3) The Grand Budapest Hotel
After The Darjeeling Limited I feared I was through with Wes Anderson. But since then Anderson has been on upward swing with each film being better than the next, culminating in his finest work since Rushmore, or perhaps ever, The Grand Budapest Hotel. The film is a caper through cinematic and European history. What’s more, Anderson has found a way to go further into his twee sensibilities that makes sense within the narrative. The Grand Budapest Hotel is a story within a story within a story, and the further we get from the original, the more fantastical it becomes. It’s certainly nice to see Anderson’s magnificent film honored, the honors have consistently overlooked the sheer brilliance of Ralph Fiennes as Gustave. Fiennes carries the weight of the film, its themes, its heart on his back. For a brief moment, Johnny Depp was considered for the role in favor of Mortdecai. I’d like to think we’re all better off for it.

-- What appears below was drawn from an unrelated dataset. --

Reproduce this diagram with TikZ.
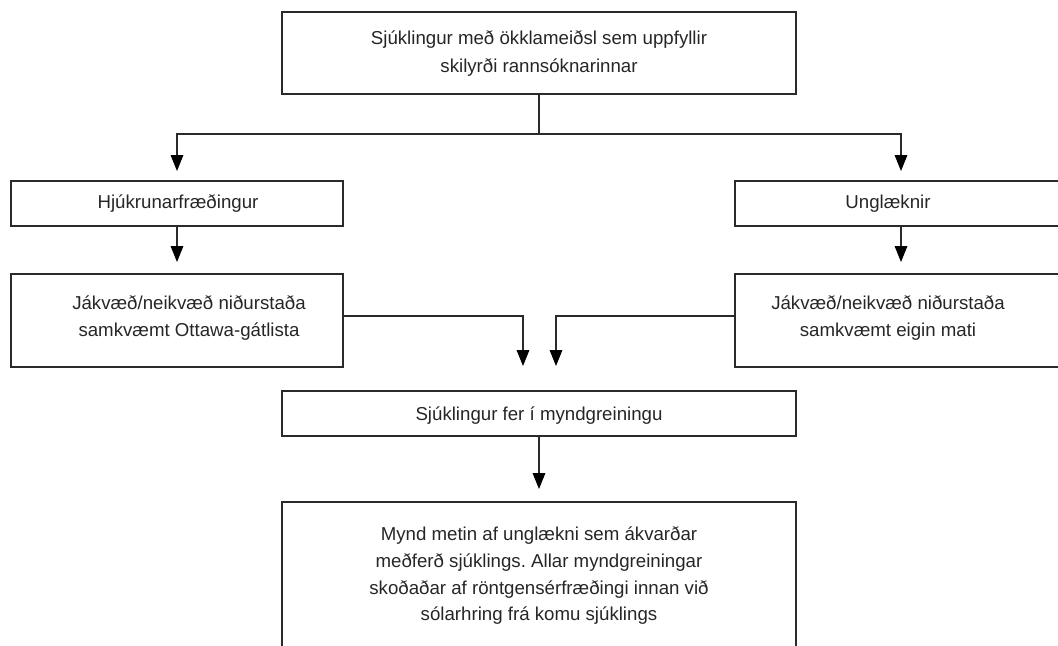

Unfortunately, Selma was overlooked for a number of awards, namely Best Director for Ana DuVernay and Best Actor for David Oyelowo. Released amid the nationwide protests surrounding the deaths of Eric Gardner, Michael Brown, and Tamir Rice, Selma was marked as somewhat controversial since it was adopted by many involved in the protests. DuVernay’s film is a haunting reminder of how close we are to the past, how far we’ve come, and how far we still need to go. But the film is masterfully crafted. Even those with a good knowledge of history still find themselves shocked by moments they know are going to happen. As Alyssa Rosenberg of the Washington Post noted, Selma is a horror film. Selma was also considered controversial by halfwits who felt the film was unkind to Lyndon Baines Johnson. But the film treats LBJ with the same lens as Martin Luther King – men struggling with challenges of their times, and not always perfectly. Selma is a powerful work that will endure the test of time.
This isn’t my choice because I called it the best film of the year all the way back in July. It’s my choice because it was the finest achievement in cinema that I saw throughout 2014 by a wide margin. Over the past few months I’ve hurled plenty of superlatives on the film so all that’s left to say is, Boyhood deserves the highest honor because Richard Linklater took a bold chance, a blind gamble, and created a masterpiece that speaks to the human experience while pushing the boundaries of the art form. If that’s not worthy of a gold statue, what film is?